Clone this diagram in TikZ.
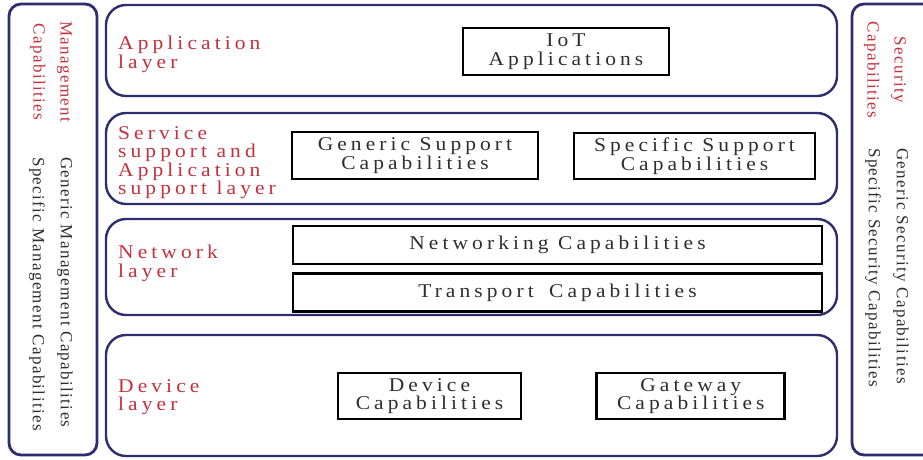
\documentclass[tikz,border=0pt]{standalone}
\usepackage{fontspec}
\setmainfont{Liberation Serif}
\newfontfamily\labelfont[LetterSpace=21,FakeStretch=1.1]{Liberation Serif}
\newfontfamily\sidefont[LetterSpace=8]{Liberation Serif}
\definecolor{Navy}{RGB}{46,45,110}
\definecolor{LayerRed}{RGB}{196,48,60}
\definecolor{TextGrey}{RGB}{45,45,45}
\usepackage{tikz}
\usetikzlibrary{positioning}

\tikzset{
  layer/.style={draw=Navy, line width=2.4pt, rounded corners=20pt},
  panel/.style={draw=Navy, line width=2.8pt, rounded corners=12pt},
  capbox/.style={draw=black, line width=2.8pt, inner sep=0pt, align=center, text=TextGrey,
    font=\labelfont\fontsize{19.5}{18.5}\selectfont},
  layername/.style={anchor=north west, inner sep=0pt, align=left, text=LayerRed,
    font=\labelfont\fontsize{19.5}{18.5}\selectfont},
  sidename/.style={rotate=-90, inner sep=0pt, align=center, text=LayerRed,
    font=\sidefont\fontsize{17}{27}\selectfont},
  sidelist/.style={rotate=-90, anchor=west, inner sep=0pt, align=left, text=TextGrey,
    font=\sidefont\fontsize{17}{28}\selectfont},
}

\begin{document}
\begin{tikzpicture}[x=1pt, y=-1pt]
      \useasboundingbox (0,0) rectangle (923,459);
      \clip (0,0) rectangle (923,459);
      %\draw[help lines, step=50] (0,0) grid (923,459);

      % side panels
      \draw[panel] (9,4) rectangle (97,455);
      \draw[panel] (852,4) rectangle (945,455);
      \node[sidename] (mgmt) at (51,72) {Management\\Capabilities};
      \node[sidelist] (mgmtlist) at (51,157) {Generic Management Capabilities\\Specific Management Capabilities};
      \node[sidename] (sec) at (885,70) {Security\\Capabilities};
      \node[sidelist] (seclist) at (887,148) {Generic Security Capabilities\\Specific Security Capabilities};

      % layers
      \draw[layer] (106,5) rectangle (837,96);
      \draw[layer] (106,113) rectangle (837,204);
      \draw[layer] (106,219) rectangle (837,315);
      \draw[layer] (106,335) rectangle (837,456);

      \node[layername] (appname) at (118,36) {Application\\layer};
      \node[layername] (svcname) at (118,126) {Service\\support and\\Application\\support layer};
      \node[layername] (netname) at (118,245) {Network\\layer};
      \node[layername] (devname) at (118,379) {Device\\layer};

      % capabilities
      \node[capbox, minimum width=206, minimum height=47] (iot) at (566,51.5) {IoT\\Applications};
      \node[capbox, minimum width=246, minimum height=47] (gsc) at (415,155.5) {Generic Support\\Capabilities};
      \node[capbox, minimum width=241, minimum height=46] (ssc) at (694.5,156) {Specific Support\\Capabilities};
      \node[capbox, minimum width=529, minimum height=38] (ntw) at (557.5,245) {Networking Capabilities};
      \node[capbox, minimum width=529, minimum height=38, below=7pt of ntw] (trn) {Transport\hspace{6pt} Capabilities};
      \node[capbox, minimum width=183, minimum height=46] (dvc) at (429.5,396) {Device\\Capabilities};
      \node[capbox, minimum width=188, minimum height=46, right=73pt of dvc] (gwc) {Gateway\\Capabilities};

    \end{tikzpicture}
\end{document}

·····

[EXERCISE TASK] Please repeat exactly the data above from its first line to the line that contains "(0,0) grid (923,459);", inclusive, and leave every picture out.

[CORRECT ANSWER]
Clone this diagram in TikZ.
\documentclass[tikz,border=0pt]{standalone}
\usepackage{fontspec}
\setmainfont{Liberation Serif}
\newfontfamily\labelfont[LetterSpace=21,FakeStretch=1.1]{Liberation Serif}
\newfontfamily\sidefont[LetterSpace=8]{Liberation Serif}
\definecolor{Navy}{RGB}{46,45,110}
\definecolor{LayerRed}{RGB}{196,48,60}
\definecolor{TextGrey}{RGB}{45,45,45}
\usepackage{tikz}
\usetikzlibrary{positioning}

\tikzset{
  layer/.style={draw=Navy, line width=2.4pt, rounded corners=20pt},
  panel/.style={draw=Navy, line width=2.8pt, rounded corners=12pt},
  capbox/.style={draw=black, line width=2.8pt, inner sep=0pt, align=center, text=TextGrey,
    font=\labelfont\fontsize{19.5}{18.5}\selectfont},
  layername/.style={anchor=north west, inner sep=0pt, align=left, text=LayerRed,
    font=\labelfont\fontsize{19.5}{18.5}\selectfont},
  sidename/.style={rotate=-90, inner sep=0pt, align=center, text=LayerRed,
    font=\sidefont\fontsize{17}{27}\selectfont},
  sidelist/.style={rotate=-90, anchor=west, inner sep=0pt, align=left, text=TextGrey,
    font=\sidefont\fontsize{17}{28}\selectfont},
}

\begin{document}
\begin{tikzpicture}[x=1pt, y=-1pt]
      \useasboundingbox (0,0) rectangle (923,459);
      \clip (0,0) rectangle (923,459);
      %\draw[help lines, step=50] (0,0) grid (923,459);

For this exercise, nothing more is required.